THE EXERCISE: Extract word for word the lines of the listing from its start to the line holding "import pandas as pd", both ends kept; pictures are not part of the copy.

THE DATA:

┌──

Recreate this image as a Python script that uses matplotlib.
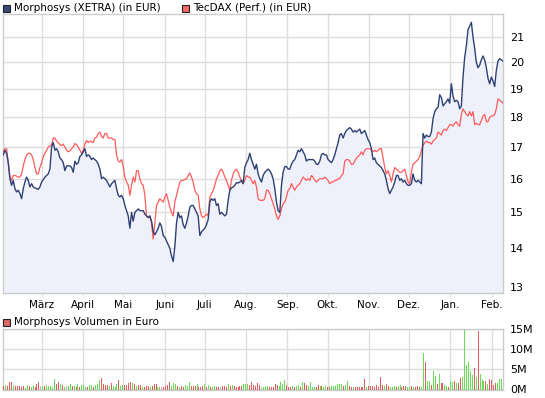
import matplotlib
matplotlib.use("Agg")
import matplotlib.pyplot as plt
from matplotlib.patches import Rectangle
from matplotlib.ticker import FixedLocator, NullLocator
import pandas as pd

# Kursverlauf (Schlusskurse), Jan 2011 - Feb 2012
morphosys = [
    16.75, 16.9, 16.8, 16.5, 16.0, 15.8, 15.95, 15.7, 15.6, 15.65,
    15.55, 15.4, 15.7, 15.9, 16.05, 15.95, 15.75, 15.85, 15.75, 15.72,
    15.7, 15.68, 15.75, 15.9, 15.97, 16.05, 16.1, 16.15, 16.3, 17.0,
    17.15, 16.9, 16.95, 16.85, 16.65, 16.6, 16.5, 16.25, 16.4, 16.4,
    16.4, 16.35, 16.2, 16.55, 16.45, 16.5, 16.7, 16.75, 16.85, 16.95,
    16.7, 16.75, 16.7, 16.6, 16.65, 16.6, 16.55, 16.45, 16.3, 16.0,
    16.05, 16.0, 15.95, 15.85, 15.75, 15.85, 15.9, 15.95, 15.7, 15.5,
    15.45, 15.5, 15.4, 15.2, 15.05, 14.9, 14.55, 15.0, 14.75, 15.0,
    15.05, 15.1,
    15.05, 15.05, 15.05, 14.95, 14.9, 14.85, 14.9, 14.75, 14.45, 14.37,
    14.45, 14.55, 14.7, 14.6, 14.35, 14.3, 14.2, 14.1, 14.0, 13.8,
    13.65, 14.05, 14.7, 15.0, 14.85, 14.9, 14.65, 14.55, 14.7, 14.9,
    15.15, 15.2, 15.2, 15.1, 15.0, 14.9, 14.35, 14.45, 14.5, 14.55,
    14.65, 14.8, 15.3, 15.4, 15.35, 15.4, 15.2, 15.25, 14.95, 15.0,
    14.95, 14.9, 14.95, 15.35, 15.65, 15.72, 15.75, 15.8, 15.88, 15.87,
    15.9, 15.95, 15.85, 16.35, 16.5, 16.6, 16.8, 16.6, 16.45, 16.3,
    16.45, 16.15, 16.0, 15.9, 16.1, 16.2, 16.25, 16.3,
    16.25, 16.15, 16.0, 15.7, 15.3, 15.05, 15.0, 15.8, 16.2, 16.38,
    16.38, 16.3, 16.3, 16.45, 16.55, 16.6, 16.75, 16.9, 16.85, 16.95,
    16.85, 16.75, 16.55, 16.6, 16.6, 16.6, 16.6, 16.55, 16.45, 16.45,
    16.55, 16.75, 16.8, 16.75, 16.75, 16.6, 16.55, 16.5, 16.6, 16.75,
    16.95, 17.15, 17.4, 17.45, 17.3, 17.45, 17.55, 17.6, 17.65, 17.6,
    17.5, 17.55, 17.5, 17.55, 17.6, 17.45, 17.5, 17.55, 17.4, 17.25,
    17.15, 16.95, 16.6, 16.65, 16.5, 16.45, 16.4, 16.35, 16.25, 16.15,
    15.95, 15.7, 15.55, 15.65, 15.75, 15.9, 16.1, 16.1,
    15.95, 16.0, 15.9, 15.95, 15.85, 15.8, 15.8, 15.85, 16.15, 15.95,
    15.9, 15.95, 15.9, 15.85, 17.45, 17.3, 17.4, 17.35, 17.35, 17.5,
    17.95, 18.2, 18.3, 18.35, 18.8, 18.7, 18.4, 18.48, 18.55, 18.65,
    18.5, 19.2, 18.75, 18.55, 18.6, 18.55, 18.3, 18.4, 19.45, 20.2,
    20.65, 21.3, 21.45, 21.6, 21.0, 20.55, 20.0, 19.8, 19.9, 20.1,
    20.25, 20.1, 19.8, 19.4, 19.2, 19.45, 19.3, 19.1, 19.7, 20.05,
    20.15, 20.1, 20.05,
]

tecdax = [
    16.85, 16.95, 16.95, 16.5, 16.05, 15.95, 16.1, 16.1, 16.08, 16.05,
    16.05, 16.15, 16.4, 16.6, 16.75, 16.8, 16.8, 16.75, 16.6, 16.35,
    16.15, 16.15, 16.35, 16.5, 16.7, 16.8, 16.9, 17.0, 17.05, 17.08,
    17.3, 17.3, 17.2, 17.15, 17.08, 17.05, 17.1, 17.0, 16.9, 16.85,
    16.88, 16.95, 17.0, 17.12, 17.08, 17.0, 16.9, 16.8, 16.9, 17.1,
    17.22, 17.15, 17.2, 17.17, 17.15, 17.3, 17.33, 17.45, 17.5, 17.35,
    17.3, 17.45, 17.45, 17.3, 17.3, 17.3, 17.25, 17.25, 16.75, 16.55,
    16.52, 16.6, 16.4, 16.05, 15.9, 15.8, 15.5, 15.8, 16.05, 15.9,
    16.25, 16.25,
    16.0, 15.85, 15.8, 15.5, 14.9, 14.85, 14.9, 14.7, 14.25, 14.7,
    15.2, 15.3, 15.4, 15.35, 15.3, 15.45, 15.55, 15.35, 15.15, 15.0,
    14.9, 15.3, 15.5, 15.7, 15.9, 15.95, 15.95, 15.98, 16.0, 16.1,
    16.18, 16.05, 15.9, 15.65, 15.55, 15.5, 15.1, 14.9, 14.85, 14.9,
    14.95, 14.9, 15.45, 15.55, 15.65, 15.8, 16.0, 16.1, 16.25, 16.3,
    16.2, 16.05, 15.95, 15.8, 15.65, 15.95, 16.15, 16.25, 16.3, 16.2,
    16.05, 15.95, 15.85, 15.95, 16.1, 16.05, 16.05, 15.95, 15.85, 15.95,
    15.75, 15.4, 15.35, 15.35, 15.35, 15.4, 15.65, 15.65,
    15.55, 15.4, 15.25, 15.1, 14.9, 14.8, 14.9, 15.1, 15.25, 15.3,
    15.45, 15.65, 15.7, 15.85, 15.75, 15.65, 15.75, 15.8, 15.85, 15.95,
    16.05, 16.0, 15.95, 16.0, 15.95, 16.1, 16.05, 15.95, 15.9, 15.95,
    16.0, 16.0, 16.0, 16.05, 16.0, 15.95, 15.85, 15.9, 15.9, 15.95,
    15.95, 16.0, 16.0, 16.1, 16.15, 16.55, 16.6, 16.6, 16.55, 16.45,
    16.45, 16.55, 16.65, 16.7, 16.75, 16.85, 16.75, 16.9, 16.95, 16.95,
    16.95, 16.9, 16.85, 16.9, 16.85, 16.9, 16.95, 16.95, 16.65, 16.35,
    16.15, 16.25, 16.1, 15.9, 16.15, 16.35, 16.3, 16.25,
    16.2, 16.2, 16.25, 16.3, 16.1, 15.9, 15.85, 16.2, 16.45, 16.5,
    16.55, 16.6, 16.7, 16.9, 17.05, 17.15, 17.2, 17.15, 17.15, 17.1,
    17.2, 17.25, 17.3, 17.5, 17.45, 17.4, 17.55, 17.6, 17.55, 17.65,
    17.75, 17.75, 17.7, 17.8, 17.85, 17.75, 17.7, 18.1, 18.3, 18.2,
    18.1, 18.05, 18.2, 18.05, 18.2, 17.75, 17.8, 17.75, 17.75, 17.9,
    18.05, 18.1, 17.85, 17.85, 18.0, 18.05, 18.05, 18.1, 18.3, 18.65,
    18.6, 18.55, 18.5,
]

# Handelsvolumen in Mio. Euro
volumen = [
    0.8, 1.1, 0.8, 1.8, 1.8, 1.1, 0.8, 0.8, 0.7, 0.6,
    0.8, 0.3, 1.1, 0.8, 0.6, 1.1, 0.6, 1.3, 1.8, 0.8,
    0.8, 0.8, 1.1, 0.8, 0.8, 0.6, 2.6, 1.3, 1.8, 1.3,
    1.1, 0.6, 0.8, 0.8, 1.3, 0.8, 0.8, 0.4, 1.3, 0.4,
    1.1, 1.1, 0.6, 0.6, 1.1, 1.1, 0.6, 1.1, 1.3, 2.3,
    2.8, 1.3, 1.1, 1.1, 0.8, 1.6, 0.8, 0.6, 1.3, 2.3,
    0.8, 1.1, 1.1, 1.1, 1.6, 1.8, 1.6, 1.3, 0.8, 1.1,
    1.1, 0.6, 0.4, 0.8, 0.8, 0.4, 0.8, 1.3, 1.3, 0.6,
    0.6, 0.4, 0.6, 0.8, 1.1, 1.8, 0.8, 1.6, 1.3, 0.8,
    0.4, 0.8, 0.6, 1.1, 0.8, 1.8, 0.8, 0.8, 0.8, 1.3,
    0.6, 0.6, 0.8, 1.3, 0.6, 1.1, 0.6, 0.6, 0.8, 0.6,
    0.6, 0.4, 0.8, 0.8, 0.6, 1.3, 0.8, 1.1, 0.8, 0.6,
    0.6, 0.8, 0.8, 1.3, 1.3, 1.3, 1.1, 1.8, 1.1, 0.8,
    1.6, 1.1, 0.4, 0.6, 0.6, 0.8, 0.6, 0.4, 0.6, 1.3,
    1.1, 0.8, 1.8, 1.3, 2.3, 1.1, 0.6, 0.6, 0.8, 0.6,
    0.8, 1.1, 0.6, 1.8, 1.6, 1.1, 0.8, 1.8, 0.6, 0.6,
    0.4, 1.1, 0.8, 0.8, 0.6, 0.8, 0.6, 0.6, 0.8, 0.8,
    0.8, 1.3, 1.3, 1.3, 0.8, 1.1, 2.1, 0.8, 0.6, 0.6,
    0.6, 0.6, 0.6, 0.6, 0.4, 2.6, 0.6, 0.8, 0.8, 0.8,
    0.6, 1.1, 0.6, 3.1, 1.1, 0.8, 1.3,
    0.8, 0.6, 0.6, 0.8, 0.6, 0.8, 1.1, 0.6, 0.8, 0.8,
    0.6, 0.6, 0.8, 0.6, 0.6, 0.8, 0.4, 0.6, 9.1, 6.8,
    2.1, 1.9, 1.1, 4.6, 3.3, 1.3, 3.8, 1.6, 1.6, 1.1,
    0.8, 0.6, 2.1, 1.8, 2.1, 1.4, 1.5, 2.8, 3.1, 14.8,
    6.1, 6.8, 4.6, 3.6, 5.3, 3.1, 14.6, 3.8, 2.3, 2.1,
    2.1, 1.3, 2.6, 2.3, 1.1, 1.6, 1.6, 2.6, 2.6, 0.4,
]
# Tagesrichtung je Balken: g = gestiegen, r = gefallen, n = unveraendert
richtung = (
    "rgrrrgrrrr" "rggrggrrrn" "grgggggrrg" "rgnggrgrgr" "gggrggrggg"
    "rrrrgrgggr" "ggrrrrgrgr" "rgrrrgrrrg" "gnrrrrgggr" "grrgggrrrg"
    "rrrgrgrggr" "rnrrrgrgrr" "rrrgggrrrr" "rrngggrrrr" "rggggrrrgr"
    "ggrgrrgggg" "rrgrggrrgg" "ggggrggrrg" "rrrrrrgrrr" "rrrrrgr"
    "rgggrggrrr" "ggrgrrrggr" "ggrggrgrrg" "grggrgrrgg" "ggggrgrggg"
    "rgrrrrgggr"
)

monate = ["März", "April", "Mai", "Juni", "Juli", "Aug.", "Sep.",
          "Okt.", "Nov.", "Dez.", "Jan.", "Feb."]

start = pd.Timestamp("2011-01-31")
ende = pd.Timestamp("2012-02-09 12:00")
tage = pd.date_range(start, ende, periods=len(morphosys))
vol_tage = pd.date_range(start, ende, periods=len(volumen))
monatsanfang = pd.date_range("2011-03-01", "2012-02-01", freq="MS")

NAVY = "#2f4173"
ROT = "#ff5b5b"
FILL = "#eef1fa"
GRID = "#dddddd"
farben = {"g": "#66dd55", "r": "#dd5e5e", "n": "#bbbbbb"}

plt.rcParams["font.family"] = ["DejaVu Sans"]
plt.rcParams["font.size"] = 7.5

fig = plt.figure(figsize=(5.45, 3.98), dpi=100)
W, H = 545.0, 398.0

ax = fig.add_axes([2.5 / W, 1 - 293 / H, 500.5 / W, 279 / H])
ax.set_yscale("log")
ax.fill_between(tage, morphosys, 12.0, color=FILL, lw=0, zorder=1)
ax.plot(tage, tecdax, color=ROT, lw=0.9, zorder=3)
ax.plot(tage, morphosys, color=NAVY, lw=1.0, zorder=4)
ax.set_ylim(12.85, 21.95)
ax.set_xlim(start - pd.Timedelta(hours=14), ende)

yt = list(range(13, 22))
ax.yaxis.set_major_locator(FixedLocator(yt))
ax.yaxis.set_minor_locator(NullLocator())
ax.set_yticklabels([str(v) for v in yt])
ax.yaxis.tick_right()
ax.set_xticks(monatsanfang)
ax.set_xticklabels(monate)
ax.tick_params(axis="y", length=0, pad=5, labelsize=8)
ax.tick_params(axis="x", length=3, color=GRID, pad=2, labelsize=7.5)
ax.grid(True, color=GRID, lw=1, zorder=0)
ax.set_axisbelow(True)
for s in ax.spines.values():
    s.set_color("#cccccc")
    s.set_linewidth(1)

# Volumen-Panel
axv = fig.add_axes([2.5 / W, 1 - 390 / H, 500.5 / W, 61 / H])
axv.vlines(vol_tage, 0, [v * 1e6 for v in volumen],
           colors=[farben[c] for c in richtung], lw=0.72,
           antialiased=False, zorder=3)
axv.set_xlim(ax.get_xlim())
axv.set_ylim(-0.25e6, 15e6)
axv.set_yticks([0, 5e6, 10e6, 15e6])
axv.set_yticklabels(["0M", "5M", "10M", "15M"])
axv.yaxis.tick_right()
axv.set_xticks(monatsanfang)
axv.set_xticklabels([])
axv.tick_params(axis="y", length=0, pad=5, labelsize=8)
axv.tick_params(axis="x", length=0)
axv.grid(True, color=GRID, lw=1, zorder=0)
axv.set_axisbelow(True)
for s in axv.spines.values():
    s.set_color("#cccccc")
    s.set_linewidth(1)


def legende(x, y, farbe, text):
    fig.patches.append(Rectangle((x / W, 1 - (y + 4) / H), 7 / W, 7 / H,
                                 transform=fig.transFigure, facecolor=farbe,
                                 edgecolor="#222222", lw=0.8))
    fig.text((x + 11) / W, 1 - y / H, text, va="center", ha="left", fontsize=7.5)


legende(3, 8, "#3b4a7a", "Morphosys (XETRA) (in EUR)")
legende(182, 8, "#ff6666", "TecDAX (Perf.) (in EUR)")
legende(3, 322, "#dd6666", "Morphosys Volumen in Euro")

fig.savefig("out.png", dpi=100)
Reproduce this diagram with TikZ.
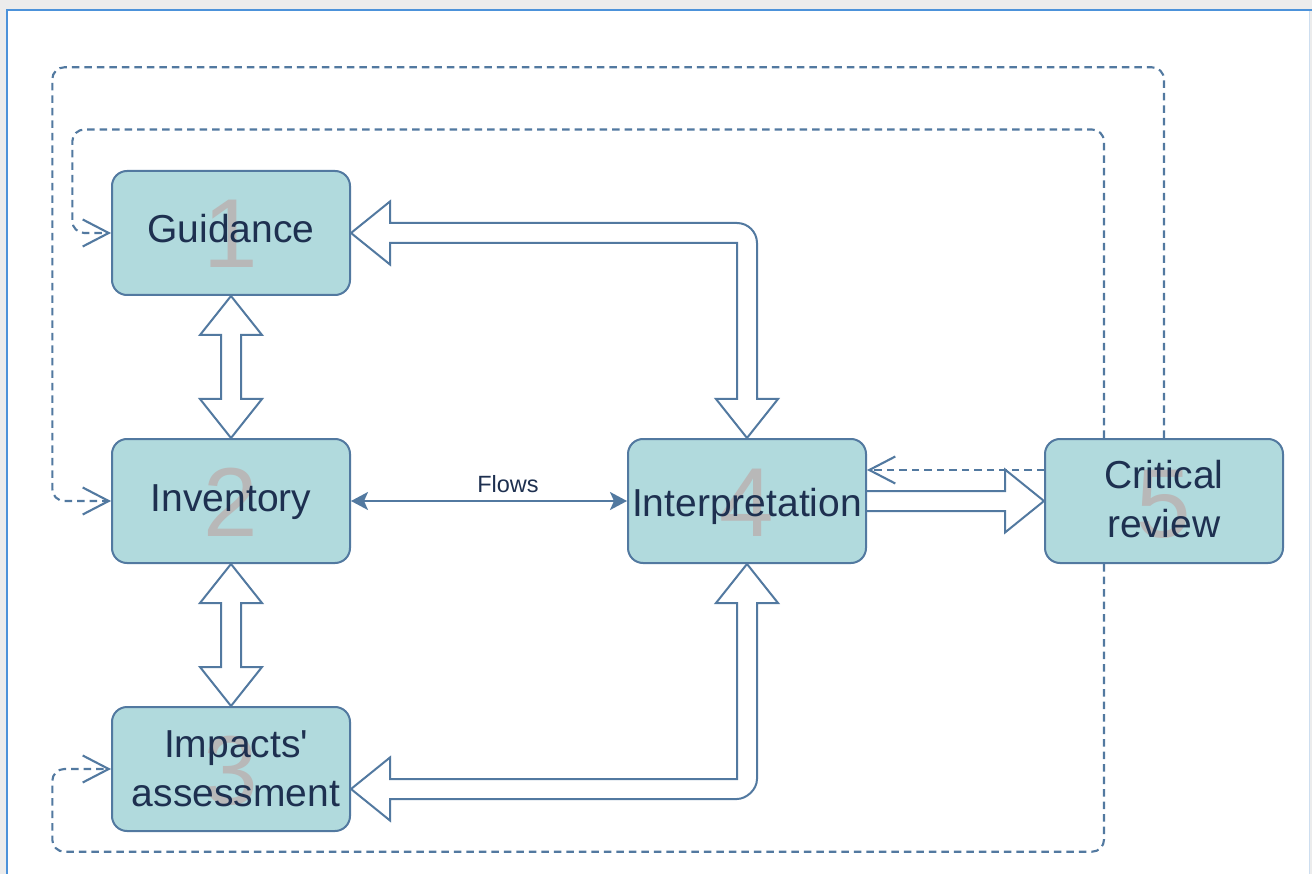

└──

TASK RESPONSE:
Recreate this image as a Python script that uses matplotlib.
import matplotlib
matplotlib.use("Agg")
import matplotlib.pyplot as plt
from matplotlib.patches import Rectangle
from matplotlib.ticker import FixedLocator, NullLocator
import pandas as pd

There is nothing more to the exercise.